13 civil rights groups just formed a coalition to defend workplaces against the …

13 civil rights groups just formed a coalition to defend workplaces against the …

The “anti-woke” movement in the U.S. has made waves this year, most notably by winning a pair of polarizing Supreme Court cases challenging the legality of affirmative action programs at colleges. That ruling has in turn prompted some Republican lawmakers to call into question diversity, equity, and inclusion (DEI) programs at American companies and inspired legal threats against companies that leverage inclusive policies to drive their corporate strategy.

Now, a newly formed coalition of 13 civil and human rights groups has come together to combat the conservative movement and its attempts to block companies’ efforts to level the playing field for employees of color. Alphonso David, president and CEO of the Global Black Economic Forum, announced the formation of the Council for Economic Opportunity & Social Justice at Fortune’s Impact Initiative conference in Atlanta today. The goal, he told Fortune, is to “come up with coordinated, strategic approaches to the right-wing attacks that we’re seeing against marginalized communities, and specifically black people all over this country.”

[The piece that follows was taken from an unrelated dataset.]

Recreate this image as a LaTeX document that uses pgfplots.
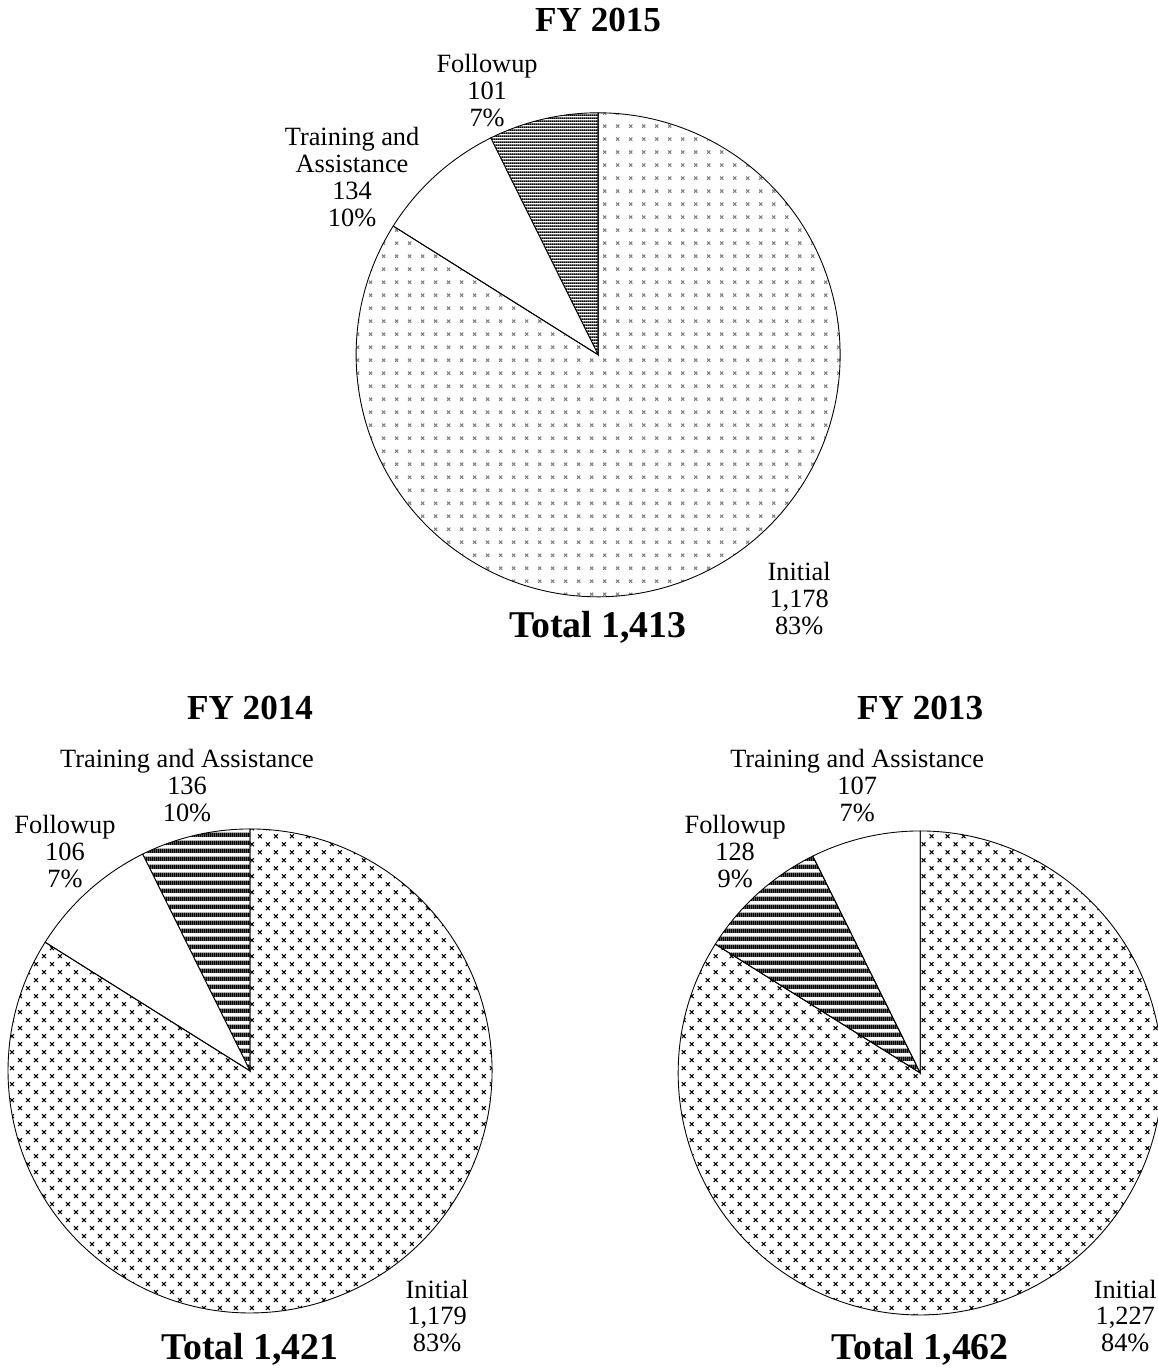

“Many people are aware that we are being attacked,” he said, “but not enough are taking action. We need to make sure that we rise up because the threats to black and brown people in this country are very real.”

The affirmative action decision should have been a wake-up call about what to expect next: lawsuits and legislation focused on employment and contracting, and more, David added. “It’ll be a slippery slope because the goal that [the anti-woke activists] have is that all programs should be racially neutral, and that ignores our history,” he explains.

“We cannot sit back while we see a rollback of our rights and our protections,” he told the audience in Atlanta.

Lawsuits inspire action

Among the members of the new council are the Global Black Economic Forum, which brought the coalition together, the NAACP, the National Action Network, the U.S. Black Chamber of Commerce, the Black Economic Alliance, the Lawyers Committee for Civil Rights under the Law, and the National Council of Negro Women. (See a full list below.)

The collective’s creation was partly inspired by a lawsuit brought against Fearless Fund, a Black women-led VC group in Atlanta, by Edward Blum, the anti-affirmative action conservative who leads the activist group American Alliance For Equal Rights, which also spearheaded the affirmative action cases that landed at the Supreme Court. Through its Fearless Strivers Grant Contest, Fearless Fund offers grants of $20,000 to Black women who own businesses. Its goal is to counter the biases against Black female entrepreneurs within the VC industry. In its lawsuit, Blum’s group claimed that the Fearless Fund violates laws prohibiting racial discrimination in contracts.

David has offered his attorney services pro bono to defend Fearless Fund, which is an example of the kind of support that the Council for Economic Opportunity & Social Justice will offer to companies under attack by anti-woke activists. It will also respond to anti-DEI legislative efforts and run programs to boost civic participation ahead of the 2024 elections. “We want to make sure that people are aware that their rights are on the line,” David said.

That 13 civil groups have linked arms for this new body is not a coincidence; rather it is symbolic. The 13th Amendment abolished slavery, David explained. “We know that we’re still living with the vestiges of slavery, we still know that the wage gap is significant,” he added. The wage gap between Black and white workers in the U.S. was eight to one when Martin Luther King gave his March on Washington for Jobs and Freedom speech in 1963, David noted, and today, the wage gap is 12 to one.”